* [Information provided]
........

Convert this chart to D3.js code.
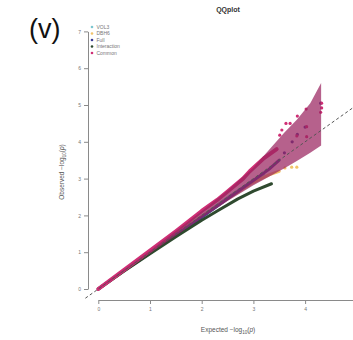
<!DOCTYPE html>
<html><head><meta charset="utf-8">
<script src="https://cdn.jsdelivr.net/npm/d3@7"></script>
<style>body{margin:0;background:#fff}svg{display:block}text{font-family:"Liberation Sans",Arial,sans-serif}</style>
</head><body>
<svg id="c" width="353" height="340"></svg>
<script>
const categories = ["VOL3","DBH6","Full","Interaction","Common"];
const colors = ["#7cc6cf","#f2c46a","#3c3c94","#2f4a2f","#cf2f75"];
const xTicks = [0,1,2,3,4];
const yTicks = [0,1,2,3,4,5,6,7];

const expVOL3 = [0,1,2,2.5,3,3.2];
const obsVOL3 = [0,1,1.98,2.48,2.95,3.12];
const expDBH6 = [0,1,2,2.5,3,3.3,3.5];
const obsDBH6 = [0,0.99,1.97,2.45,2.9,3.1,3.2];
const expFull = [0,0.5,1,1.5,2,2.5,3,3.3,3.5];
const obsFull = [0,0.5,0.98,1.47,1.95,2.45,2.95,3.25,3.5];
const expInter = [0,0.5,1,1.5,2,2.3,2.7,3.0,3.35];
const obsInter = [0,0.49,0.96,1.42,1.87,2.12,2.45,2.66,2.86];
const expCommon = [0,0.5,1,1.5,2,2.3,2.5,2.8,2.93,3.2,3.45];
const obsCommon = [0,0.52,1.04,1.57,2.12,2.42,2.65,3.0,3.2,3.55,3.8];

const tailDBH6x = [3.61,3.74,3.84];
const tailDBH6y = [3.29,3.31,3.31];
const tailFullx = [3.6,3.75,3.85,4.0,4.3];
const tailFully = [3.7,4.0,4.2,4.4,5.05];
const tailCommonx = [3.51,3.55,3.63,3.71,3.85,4.02,4.03,3.84,4.03,4.32,4.32,4.3];
const tailCommony = [4.18,4.32,4.5,4.5,4.7,4.89,4.41,4.16,4.14,5.05,4.92,4.8];

const bandX = [0,1,2,2.5,3,3.3,3.6,3.84,4.1,4.31];
const bandLow = [0,0.97,1.93,2.39,2.82,3.05,3.28,3.48,3.7,3.9];
const bandHigh = [0.02,1.04,2.12,2.68,3.3,3.78,4.25,4.6,5.05,5.6];

const svg = d3.select("#c");
const x = d3.scaleLinear().domain([0,5]).range([98.3, 356.8]);
const y = d3.scaleLinear().domain([0,7]).range([289, 31.4]);

const fmt = d3.format("d");
const ax = svg.append("g").attr("transform","translate(0,300)")
  .call(d3.axisBottom(x).tickValues(xTicks).tickFormat(fmt).tickSize(4).tickSizeOuter(0).tickPadding(3));
const ay = svg.append("g").attr("transform","translate(88,0)")
  .call(d3.axisLeft(y).tickValues(yTicks).tickFormat(fmt).tickSize(4).tickSizeOuter(0).tickPadding(3));
[ax,ay].forEach(g=>{
  g.selectAll("path,line").attr("stroke","#8a8a8a").attr("stroke-width",1);
  g.selectAll("text").attr("fill","#777").style("font-size","5px");
});

const series = [
  [expVOL3,obsVOL3],[expDBH6,obsDBH6],[expFull,obsFull],[expInter,obsInter],[expCommon,obsCommon]
];
const line = d3.line().x(d=>x(d[0])).y(d=>y(d[1]));
series.forEach((s,i)=>{
  const pts = s[0].map((v,j)=>[v,s[1][j]]);
  svg.append("path").attr("d",line(pts)).attr("fill","none")
    .attr("stroke",colors[i]).attr("stroke-width",i===4?4:3)
    .attr("stroke-linecap","round").attr("stroke-linejoin","round");
});
function dots(xs,ys,c){
  svg.append("g").selectAll("circle").data(xs).join("circle")
    .attr("cx",(d)=>x(d)).attr("cy",(d,j)=>y(ys[j])).attr("r",1.6).attr("fill",c);
}
dots(tailDBH6x,tailDBH6y,colors[1]);
dots(tailFullx,tailFully,colors[2]);
dots(tailCommonx,tailCommony,colors[4]);

const area = d3.area().x((d,j)=>x(bandX[j])).y0((d,j)=>y(bandLow[j])).y1((d,j)=>y(bandHigh[j]));
svg.append("path").attr("d",area(bandX)).attr("fill","#9a2460").attr("opacity",0.72);

svg.append("line").attr("x1",x(-0.25)).attr("y1",y(-0.25)).attr("x2",x(5)).attr("y2",y(5))
  .attr("stroke","#555").attr("stroke-width",1).attr("stroke-dasharray","3,2.5");

categories.forEach((c,i)=>{
  const yy = 27 + i*6.5;
  svg.append("circle").attr("cx",92).attr("cy",yy).attr("r",1.3).attr("fill",colors[i]);
  svg.append("text").attr("x",96.5).attr("y",yy).attr("dy","0.35em").text(c)
    .attr("fill","#777").style("font-size","5px");
});

svg.append("text").attr("x",228).attr("y",10).attr("dy","0.35em").attr("text-anchor","middle")
  .text("QQplot").style("font-size","7px").style("font-weight","bold").attr("fill","#333");
svg.append("text").attr("x",29).attr("y",29).attr("dy","0.35em").text("(v)")
  .style("font-size","27px").attr("fill","#111");

const xl = svg.append("text").attr("x",228).attr("y",330).attr("dy","0.35em").attr("text-anchor","middle")
  .attr("fill","#555").style("font-size","6.5px");
xl.append("tspan").text("Expected  \u2212log");
xl.append("tspan").text("10").style("font-size","4.5px").attr("dy","1.5");
xl.append("tspan").text("(").attr("dy","-1.5");
xl.append("tspan").text("p").style("font-style","italic");
xl.append("tspan").text(")");

const yl = svg.append("text").attr("transform","translate(62,172) rotate(-90)").attr("dy","0.35em")
  .attr("text-anchor","middle").attr("fill","#555").style("font-size","6.5px");
yl.append("tspan").text("Observed  \u2212log");
yl.append("tspan").text("10").style("font-size","4.5px").attr("dy","1.5");
yl.append("tspan").text("(").attr("dy","-1.5");
yl.append("tspan").text("p").style("font-style","italic");
yl.append("tspan").text(")");
</script>
</body></html>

........

* [The request]
Reproduce every line precisely as given, omitting all pictures.

* [Output of the exercise]
Convert this chart to D3.js code.
<!DOCTYPE html>
<html><head><meta charset="utf-8">
<script src="https://cdn.jsdelivr.net/npm/d3@7"></script>
<style>body{margin:0;background:#fff}svg{display:block}text{font-family:"Liberation Sans",Arial,sans-serif}</style>
</head><body>
<svg id="c" width="353" height="340"></svg>
<script>
const categories = ["VOL3","DBH6","Full","Interaction","Common"];
const colors = ["#7cc6cf","#f2c46a","#3c3c94","#2f4a2f","#cf2f75"];
const xTicks = [0,1,2,3,4];
const yTicks = [0,1,2,3,4,5,6,7];

const expVOL3 = [0,1,2,2.5,3,3.2];
const obsVOL3 = [0,1,1.98,2.48,2.95,3.12];
const expDBH6 = [0,1,2,2.5,3,3.3,3.5];
const obsDBH6 = [0,0.99,1.97,2.45,2.9,3.1,3.2];
const expFull = [0,0.5,1,1.5,2,2.5,3,3.3,3.5];
const obsFull = [0,0.5,0.98,1.47,1.95,2.45,2.95,3.25,3.5];
const expInter = [0,0.5,1,1.5,2,2.3,2.7,3.0,3.35];
const obsInter = [0,0.49,0.96,1.42,1.87,2.12,2.45,2.66,2.86];
const expCommon = [0,0.5,1,1.5,2,2.3,2.5,2.8,2.93,3.2,3.45];
const obsCommon = [0,0.52,1.04,1.57,2.12,2.42,2.65,3.0,3.2,3.55,3.8];

const tailDBH6x = [3.61,3.74,3.84];
const tailDBH6y = [3.29,3.31,3.31];
const tailFullx = [3.6,3.75,3.85,4.0,4.3];
const tailFully = [3.7,4.0,4.2,4.4,5.05];
const tailCommonx = [3.51,3.55,3.63,3.71,3.85,4.02,4.03,3.84,4.03,4.32,4.32,4.3];
const tailCommony = [4.18,4.32,4.5,4.5,4.7,4.89,4.41,4.16,4.14,5.05,4.92,4.8];

const bandX = [0,1,2,2.5,3,3.3,3.6,3.84,4.1,4.31];
const bandLow = [0,0.97,1.93,2.39,2.82,3.05,3.28,3.48,3.7,3.9];
const bandHigh = [0.02,1.04,2.12,2.68,3.3,3.78,4.25,4.6,5.05,5.6];

const svg = d3.select("#c");
const x = d3.scaleLinear().domain([0,5]).range([98.3, 356.8]);
const y = d3.scaleLinear().domain([0,7]).range([289, 31.4]);

const fmt = d3.format("d");
const ax = svg.append("g").attr("transform","translate(0,300)")
  .call(d3.axisBottom(x).tickValues(xTicks).tickFormat(fmt).tickSize(4).tickSizeOuter(0).tickPadding(3));
const ay = svg.append("g").attr("transform","translate(88,0)")
  .call(d3.axisLeft(y).tickValues(yTicks).tickFormat(fmt).tickSize(4).tickSizeOuter(0).tickPadding(3));
[ax,ay].forEach(g=>{
  g.selectAll("path,line").attr("stroke","#8a8a8a").attr("stroke-width",1);
  g.selectAll("text").attr("fill","#777").style("font-size","5px");
});

const series = [
  [expVOL3,obsVOL3],[expDBH6,obsDBH6],[expFull,obsFull],[expInter,obsInter],[expCommon,obsCommon]
];
const line = d3.line().x(d=>x(d[0])).y(d=>y(d[1]));
series.forEach((s,i)=>{
  const pts = s[0].map((v,j)=>[v,s[1][j]]);
  svg.append("path").attr("d",line(pts)).attr("fill","none")
    .attr("stroke",colors[i]).attr("stroke-width",i===4?4:3)
    .attr("stroke-linecap","round").attr("stroke-linejoin","round");
});
function dots(xs,ys,c){
  svg.append("g").selectAll("circle").data(xs).join("circle")
    .attr("cx",(d)=>x(d)).attr("cy",(d,j)=>y(ys[j])).attr("r",1.6).attr("fill",c);
}
dots(tailDBH6x,tailDBH6y,colors[1]);
dots(tailFullx,tailFully,colors[2]);
dots(tailCommonx,tailCommony,colors[4]);

const area = d3.area().x((d,j)=>x(bandX[j])).y0((d,j)=>y(bandLow[j])).y1((d,j)=>y(bandHigh[j]));
svg.append("path").attr("d",area(bandX)).attr("fill","#9a2460").attr("opacity",0.72);

svg.append("line").attr("x1",x(-0.25)).attr("y1",y(-0.25)).attr("x2",x(5)).attr("y2",y(5))
  .attr("stroke","#555").attr("stroke-width",1).attr("stroke-dasharray","3,2.5");

categories.forEach((c,i)=>{
  const yy = 27 + i*6.5;
  svg.append("circle").attr("cx",92).attr("cy",yy).attr("r",1.3).attr("fill",colors[i]);
  svg.append("text").attr("x",96.5).attr("y",yy).attr("dy","0.35em").text(c)
    .attr("fill","#777").style("font-size","5px");
});

svg.append("text").attr("x",228).attr("y",10).attr("dy","0.35em").attr("text-anchor","middle")
  .text("QQplot").style("font-size","7px").style("font-weight","bold").attr("fill","#333");
svg.append("text").attr("x",29).attr("y",29).attr("dy","0.35em").text("(v)")
  .style("font-size","27px").attr("fill","#111");

const xl = svg.append("text").attr("x",228).attr("y",330).attr("dy","0.35em").attr("text-anchor","middle")
  .attr("fill","#555").style("font-size","6.5px");
xl.append("tspan").text("Expected  \u2212log");
xl.append("tspan").text("10").style("font-size","4.5px").attr("dy","1.5");
xl.append("tspan").text("(").attr("dy","-1.5");
xl.append("tspan").text("p").style("font-style","italic");
xl.append("tspan").text(")");

const yl = svg.append("text").attr("transform","translate(62,172) rotate(-90)").attr("dy","0.35em")
  .attr("text-anchor","middle").attr("fill","#555").style("font-size","6.5px");
yl.append("tspan").text("Observed  \u2212log");
yl.append("tspan").text("10").style("font-size","4.5px").attr("dy","1.5");
yl.append("tspan").text("(").attr("dy","-1.5");
yl.append("tspan").text("p").style("font-style","italic");
yl.append("tspan").text(")");
</script>
</body></html>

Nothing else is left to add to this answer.